Short exercise: Copy exactly the lines that run from the top of the listing to the line containing "Mono', 'DejaVu Sans", both ends included, and omit the pictures.

Supplied entries:
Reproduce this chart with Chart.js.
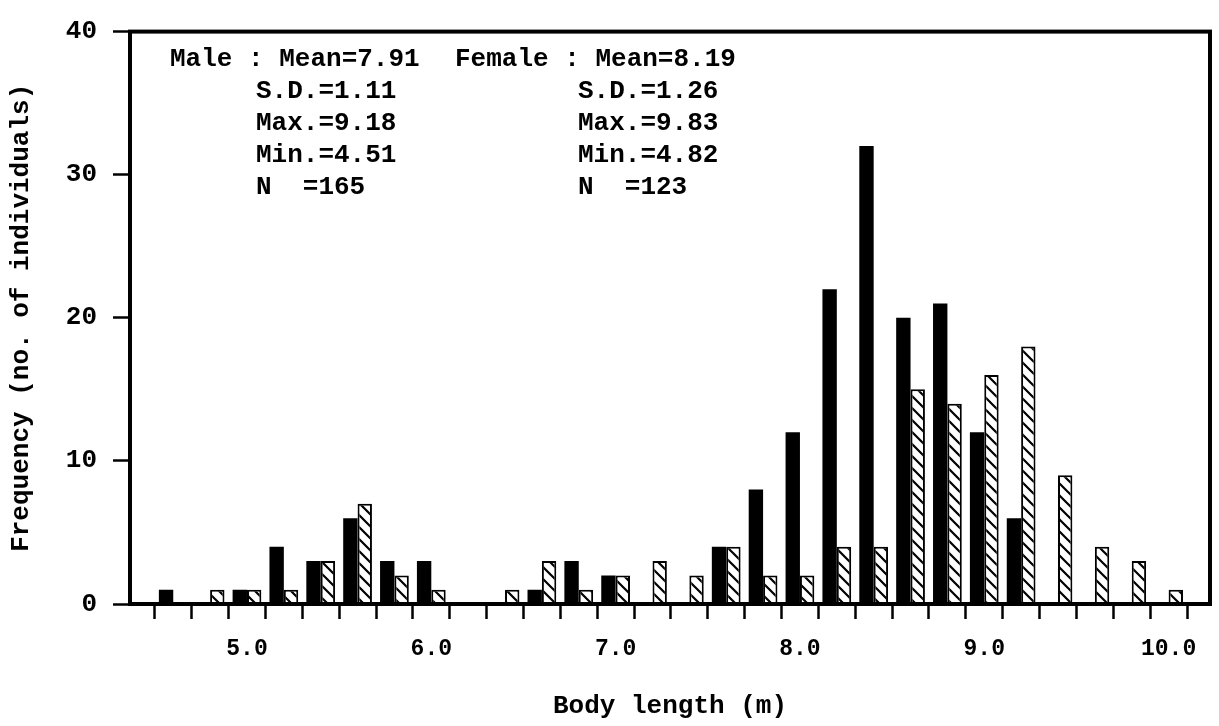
<!DOCTYPE html>
<html>
<head>
<meta charset="utf-8">
<script src="https://cdn.jsdelivr.net/npm/chart.js@4.4.1/dist/chart.umd.min.js"></script>
<style>
  html, body { margin: 0; padding: 0; background: #fff; }
  #wrap { width: 1219px; height: 726px; }
</style>
</head>
<body>
<div id="wrap"><canvas id="chart" width="1219" height="726"></canvas></div>
<script>
// body length bins (m), 0.2 m wide
const lengths = [4.6, 4.8, 5.0, 5.2, 5.4, 5.6, 5.8, 6.0, 6.2, 6.4, 6.6, 6.8, 7.0, 7.2,
                 7.4, 7.6, 7.8, 8.0, 8.2, 8.4, 8.6, 8.8, 9.0, 9.2, 9.4, 9.6, 9.8, 10.0];
const male   = [1, 0, 1, 4, 3, 6, 3, 3, 0, 0, 1, 3, 2, 0,
                0, 4, 8, 12, 22, 32, 20, 21, 12, 6, 0, 0, 0, 0];
const female = [0, 1, 1, 1, 3, 7, 2, 1, 0, 1, 3, 1, 2, 3,
                2, 4, 2, 2, 4, 4, 15, 14, 16, 18, 9, 4, 3, 1];
const xLabels = [5, 6, 7, 8, 9, 10];
const yTicks = [0, 10, 20, 30, 40];

const maleStats = ['Male : Mean=7.91', 'S.D.=1.11', 'Max.=9.18', 'Min.=4.51', 'N  =165'];
const femaleStats = ['Female : Mean=8.19', 'S.D.=1.26', 'Max.=9.83', 'Min.=4.82', 'N  =123'];

const FONT = "'Liberation Mono', 'DejaVu Sans Mono', monospace";

function hatchPattern() {
  const c = document.createElement('canvas');
  c.width = 12;
  c.height = 12;
  const g = c.getContext('2d');
  g.fillStyle = '#fff';
  g.fillRect(0, 0, 12, 12);
  g.strokeStyle = '#000';
  g.lineWidth = 2.2;
  g.beginPath();
  g.moveTo(-1, -1); g.lineTo(13, 13);
  g.moveTo(-7, 5); g.lineTo(7, 19);
  g.moveTo(5, -7); g.lineTo(19, 7);
  g.stroke();
  return g.createPattern(c, 'repeat');
}

const frame = {
  id: 'frame',
  afterDatasetsDraw(chart) {
    const { ctx, chartArea: a } = chart;
    ctx.save();
    ctx.strokeStyle = '#000';
    ctx.lineWidth = 4;
    ctx.strokeRect(a.left, a.top, a.right - a.left, a.bottom - a.top);
    ctx.restore();
  },
  afterDraw(chart) {
    const { ctx } = chart;
    ctx.save();
    ctx.fillStyle = '#000';
    ctx.font = `bold 26px ${FONT}`;
    ctx.textBaseline = 'middle';
    maleStats.forEach((t, i) => ctx.fillText(t, i === 0 ? 170 : 256, 59 + i * 32));
    femaleStats.forEach((t, i) => ctx.fillText(t, i === 0 ? 455 : 578, 59 + i * 32));
    ctx.restore();
  }
};

new Chart(document.getElementById('chart'), {
  type: 'bar',
  data: {
    datasets: [
      {
        label: 'Male',
        data: lengths.map((x, i) => ({ x, y: male[i] })),
        backgroundColor: '#000',
        borderWidth: 0
      },
      {
        label: 'Female',
        data: lengths.map((x, i) => ({ x, y: female[i] })),
        backgroundColor: hatchPattern(),
        borderColor: '#000',
        borderWidth: 2
      }
    ]
  },
  options: {
    responsive: false,
    animation: false,
    layout: { padding: { top: 18, right: 9, left: 0, bottom: 0 } },
    categoryPercentage: 0.78,
    barPercentage: 1,
    plugins: { legend: { display: false }, tooltip: { enabled: false } },
    scales: {
      x: {
        type: 'linear',
        min: 4.47,
        max: 10.12,
        afterBuildTicks: (axis) => { axis.ticks = lengths.map((v) => ({ value: v })); },
        afterFit: (scale) => { scale.height = 122; },
        border: { display: false },
        grid: { display: true, drawOnChartArea: false, drawTicks: true, tickLength: 15, tickWidth: 2.5, tickColor: '#000' },
        ticks: {
          autoSkip: false,
          maxRotation: 0,
          padding: 16,
          color: '#000',
          font: { family: FONT, size: 23, weight: 'bold' },
          callback: (v) => (xLabels.includes(Math.round(v * 10) / 10) ? Number(v).toFixed(1) : '')
        },
        title: {
          display: true,
          text: 'Body length (m)',
          color: '#000',
          font: { family: FONT, size: 26, weight: 'bold' },
          padding: { top: 0, bottom: 4 }
        }
      },
      y: {
        min: 0,
        max: 40,
        afterBuildTicks: (axis) => { axis.ticks = yTicks.map((v) => ({ value: v })); },
        afterFit: (scale) => { scale.width = 130; },
        border: { display: false },
        grid: { display: true, drawOnChartArea: false, drawTicks: true, tickLength: 17, tickWidth: 2.5, tickColor: '#000' },
        ticks: {
          padding: 16,
          color: '#000',
          font: { family: FONT, size: 26, weight: 'bold' }
        },
        title: {
          display: true,
          text: 'Frequency (no. of individuals)',
          color: '#000',
          font: { family: FONT, size: 26, weight: 'bold' },
          padding: { top: 6, bottom: 0 }
        }
      }
    }
  },
  plugins: [frame]
});
</script>
</body>
</html>
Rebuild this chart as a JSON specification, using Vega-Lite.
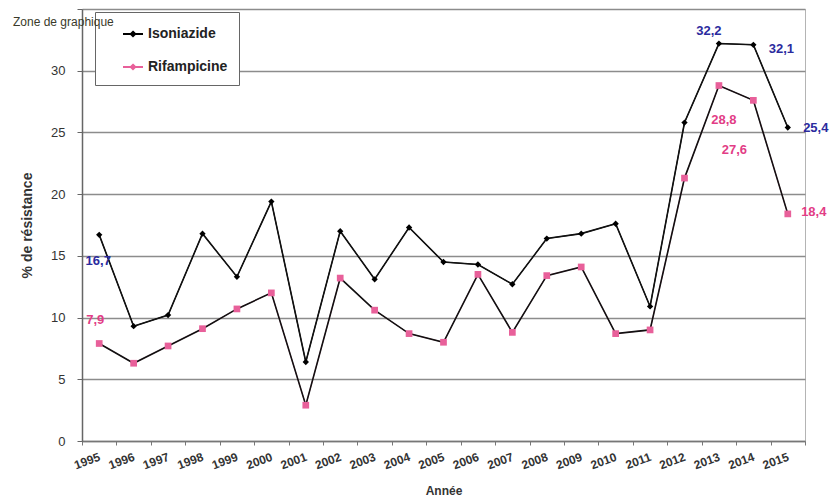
{
  "$schema": "https://vega.github.io/schema/vega-lite/v6.json",
  "width": 723,
  "height": 432,
  "autosize": {"type": "none"},
  "padding": {"left": 82, "top": 9, "right": 27, "bottom": 60},
  "background": "white",
  "config": {
    "font": "Liberation Sans",
    "view": {"stroke": "#b4b4b4", "strokeWidth": 1},
    "locale": {"number": {"decimal": ",", "thousands": " ", "grouping": [3], "currency": ["", " €"]}}
  },
  "title": {
    "text": "Zone de graphique",
    "anchor": "start",
    "frame": "group",
    "orient": "top",
    "fontSize": 12,
    "fontWeight": "normal",
    "color": "#3a3a2a",
    "dx": -69,
    "offset": -20
  },
  "data": {
    "values": [
      {"annee": "1995", "serie": "Isoniazide", "val": 16.7},
      {"annee": "1996", "serie": "Isoniazide", "val": 9.3},
      {"annee": "1997", "serie": "Isoniazide", "val": 10.2},
      {"annee": "1998", "serie": "Isoniazide", "val": 16.8},
      {"annee": "1999", "serie": "Isoniazide", "val": 13.3},
      {"annee": "2000", "serie": "Isoniazide", "val": 19.4},
      {"annee": "2001", "serie": "Isoniazide", "val": 6.4},
      {"annee": "2002", "serie": "Isoniazide", "val": 17.0},
      {"annee": "2003", "serie": "Isoniazide", "val": 13.1},
      {"annee": "2004", "serie": "Isoniazide", "val": 17.3},
      {"annee": "2005", "serie": "Isoniazide", "val": 14.5},
      {"annee": "2006", "serie": "Isoniazide", "val": 14.3},
      {"annee": "2007", "serie": "Isoniazide", "val": 12.7},
      {"annee": "2008", "serie": "Isoniazide", "val": 16.4},
      {"annee": "2009", "serie": "Isoniazide", "val": 16.8},
      {"annee": "2010", "serie": "Isoniazide", "val": 17.6},
      {"annee": "2011", "serie": "Isoniazide", "val": 10.9},
      {"annee": "2012", "serie": "Isoniazide", "val": 25.8},
      {"annee": "2013", "serie": "Isoniazide", "val": 32.2},
      {"annee": "2014", "serie": "Isoniazide", "val": 32.1},
      {"annee": "2015", "serie": "Isoniazide", "val": 25.4},
      {"annee": "1995", "serie": "Rifampicine", "val": 7.9},
      {"annee": "1996", "serie": "Rifampicine", "val": 6.3},
      {"annee": "1997", "serie": "Rifampicine", "val": 7.7},
      {"annee": "1998", "serie": "Rifampicine", "val": 9.1},
      {"annee": "1999", "serie": "Rifampicine", "val": 10.7},
      {"annee": "2000", "serie": "Rifampicine", "val": 12.0},
      {"annee": "2001", "serie": "Rifampicine", "val": 2.9},
      {"annee": "2002", "serie": "Rifampicine", "val": 13.2},
      {"annee": "2003", "serie": "Rifampicine", "val": 10.6},
      {"annee": "2004", "serie": "Rifampicine", "val": 8.7},
      {"annee": "2005", "serie": "Rifampicine", "val": 8.0},
      {"annee": "2006", "serie": "Rifampicine", "val": 13.5},
      {"annee": "2007", "serie": "Rifampicine", "val": 8.8},
      {"annee": "2008", "serie": "Rifampicine", "val": 13.4},
      {"annee": "2009", "serie": "Rifampicine", "val": 14.1},
      {"annee": "2010", "serie": "Rifampicine", "val": 8.7},
      {"annee": "2011", "serie": "Rifampicine", "val": 9.0},
      {"annee": "2012", "serie": "Rifampicine", "val": 21.3},
      {"annee": "2013", "serie": "Rifampicine", "val": 28.8},
      {"annee": "2014", "serie": "Rifampicine", "val": 27.6},
      {"annee": "2015", "serie": "Rifampicine", "val": 18.4}
    ]
  },
  "encoding": {
    "x": {
      "field": "annee",
      "type": "ordinal",
      "scale": {"type": "band", "paddingInner": 0, "paddingOuter": 0},
      "axis": {
        "title": "Année",
        "titleFontSize": 12,
        "titleFontWeight": "bold",
        "titleColor": "#333",
        "titleBaseline": "middle",
        "titleY": 49,
        "labelAngle": -20,
        "labelAlign": "right",
        "labelBaseline": "middle",
        "labelPadding": 11,
        "labelFontSize": 12,
        "labelFontWeight": "bold",
        "labelColor": "#333",
        "tickBand": "extent",
        "tickSize": 4,
        "tickColor": "#777",
        "domainColor": "#777",
        "domainWidth": 1.5,
        "grid": false
      }
    },
    "y": {
      "field": "val",
      "type": "quantitative",
      "scale": {"domain": [0, 35], "nice": false},
      "axis": {
        "title": "% de résistance",
        "titleFontSize": 14,
        "titleFontWeight": "bold",
        "titleColor": "#333",
        "titleX": -55,
        "titleY": 216,
        "titleAnchor": "middle",
        "titleBaseline": "middle",
        "values": [0, 5, 10, 15, 20, 25, 30, 35],
        "labelExpr": "datum.value === 35 ? '' : datum.label",
        "labelFontSize": 13,
        "labelColor": "#333",
        "labelPadding": 12,
        "tickSize": 5,
        "tickColor": "#666",
        "domainColor": "#666",
        "domainWidth": 1.5,
        "gridColor": "#8c8c8c",
        "gridWidth": 1.5
      }
    }
  },
  "layer": [
    {
      "mark": {"type": "line", "strokeWidth": 1},
      "encoding": {
        "color": {
          "field": "serie",
          "type": "nominal",
          "scale": {"domain": ["Isoniazide", "Rifampicine"], "range": ["#000000", "#e8609a"]},
          "legend": {
            "orient": "none",
            "legendX": 13,
            "legendY": 3,
            "title": null,
            "strokeColor": "#666",
            "fillColor": "white",
            "padding": 11,
            "symbolOffset": 16,
            "rowPadding": 15,
            "labelOffset": 4,
            "symbolSize": 400,
            "symbolType": "M-1,0H1M0,-0.22L0.22,0L0,0.22L-0.22,0Z",
            "symbolStrokeWidth": 2,
            "labelFontSize": 14,
            "labelFontWeight": "bold",
            "labelColor": "#222"
          }
        }
      }
    },
    {
      "mark": {"type": "line", "color": "#111", "strokeWidth": 1.6},
      "encoding": {"detail": {"field": "serie"}}
    },
    {
      "transform": [{"filter": "datum.serie === 'Isoniazide'"}],
      "mark": {"type": "point", "shape": "diamond", "filled": true, "opacity": 1, "size": 40, "color": "#000000"}
    },
    {
      "transform": [{"filter": "datum.serie === 'Rifampicine'"}],
      "mark": {"type": "point", "shape": "square", "filled": true, "opacity": 1, "size": 45, "color": "#e8609a"}
    },
    {
      "transform": [{"filter": "datum.serie === 'Isoniazide' && datum.annee === '1995'"}],
      "mark": {"type": "text", "fontSize": 13, "fontWeight": "bold", "color": "#2b2b9e", "dx": -1, "dy": 26},
      "encoding": {"text": {"field": "val", "type": "quantitative", "format": ".1f"}}
    },
    {
      "transform": [{"filter": "datum.serie === 'Rifampicine' && datum.annee === '1995'"}],
      "mark": {"type": "text", "fontSize": 13, "fontWeight": "bold", "color": "#e23d86", "dx": -4, "dy": -23},
      "encoding": {"text": {"field": "val", "type": "quantitative", "format": ".1f"}}
    },
    {
      "transform": [{"filter": "datum.serie === 'Isoniazide' && datum.annee === '2013'"}],
      "mark": {"type": "text", "fontSize": 13, "fontWeight": "bold", "color": "#2b2b9e", "dx": -10, "dy": -13},
      "encoding": {"text": {"field": "val", "type": "quantitative", "format": ".1f"}}
    },
    {
      "transform": [{"filter": "datum.serie === 'Isoniazide' && datum.annee === '2014'"}],
      "mark": {"type": "text", "fontSize": 13, "fontWeight": "bold", "color": "#2b2b9e", "dx": 28, "dy": 4},
      "encoding": {"text": {"field": "val", "type": "quantitative", "format": ".1f"}}
    },
    {
      "transform": [{"filter": "datum.serie === 'Isoniazide' && datum.annee === '2015'"}],
      "mark": {"type": "text", "fontSize": 13, "fontWeight": "bold", "color": "#2b2b9e", "dx": 28, "dy": 1},
      "encoding": {"text": {"field": "val", "type": "quantitative", "format": ".1f"}}
    },
    {
      "transform": [{"filter": "datum.serie === 'Rifampicine' && datum.annee === '2013'"}],
      "mark": {"type": "text", "fontSize": 13, "fontWeight": "bold", "color": "#e23d86", "dx": 5, "dy": 34},
      "encoding": {"text": {"field": "val", "type": "quantitative", "format": ".1f"}}
    },
    {
      "transform": [{"filter": "datum.serie === 'Rifampicine' && datum.annee === '2014'"}],
      "mark": {"type": "text", "fontSize": 13, "fontWeight": "bold", "color": "#e23d86", "dx": -19, "dy": 50},
      "encoding": {"text": {"field": "val", "type": "quantitative", "format": ".1f"}}
    },
    {
      "transform": [{"filter": "datum.serie === 'Rifampicine' && datum.annee === '2015'"}],
      "mark": {"type": "text", "fontSize": 13, "fontWeight": "bold", "color": "#e23d86", "dx": 26, "dy": -2},
      "encoding": {"text": {"field": "val", "type": "quantitative", "format": ".1f"}}
    }
  ]
}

Output of the exercise:
Reproduce this chart with Chart.js.
<!DOCTYPE html>
<html>
<head>
<meta charset="utf-8">
<script src="https://cdn.jsdelivr.net/npm/chart.js@4.4.1/dist/chart.umd.min.js"></script>
<style>
  html, body { margin: 0; padding: 0; background: #fff; }
  #wrap { width: 1219px; height: 726px; }
</style>
</head>
<body>
<div id="wrap"><canvas id="chart" width="1219" height="726"></canvas></div>
<script>
// body length bins (m), 0.2 m wide
const lengths = [4.6, 4.8, 5.0, 5.2, 5.4, 5.6, 5.8, 6.0, 6.2, 6.4, 6.6, 6.8, 7.0, 7.2,
                 7.4, 7.6, 7.8, 8.0, 8.2, 8.4, 8.6, 8.8, 9.0, 9.2, 9.4, 9.6, 9.8, 10.0];
const male   = [1, 0, 1, 4, 3, 6, 3, 3, 0, 0, 1, 3, 2, 0,
                0, 4, 8, 12, 22, 32, 20, 21, 12, 6, 0, 0, 0, 0];
const female = [0, 1, 1, 1, 3, 7, 2, 1, 0, 1, 3, 1, 2, 3,
                2, 4, 2, 2, 4, 4, 15, 14, 16, 18, 9, 4, 3, 1];
const xLabels = [5, 6, 7, 8, 9, 10];
const yTicks = [0, 10, 20, 30, 40];

const maleStats = ['Male : Mean=7.91', 'S.D.=1.11', 'Max.=9.18', 'Min.=4.51', 'N  =165'];
const femaleStats = ['Female : Mean=8.19', 'S.D.=1.26', 'Max.=9.83', 'Min.=4.82', 'N  =123'];

const FONT = "'Liberation Mono', 'DejaVu Sans Mono', monospace";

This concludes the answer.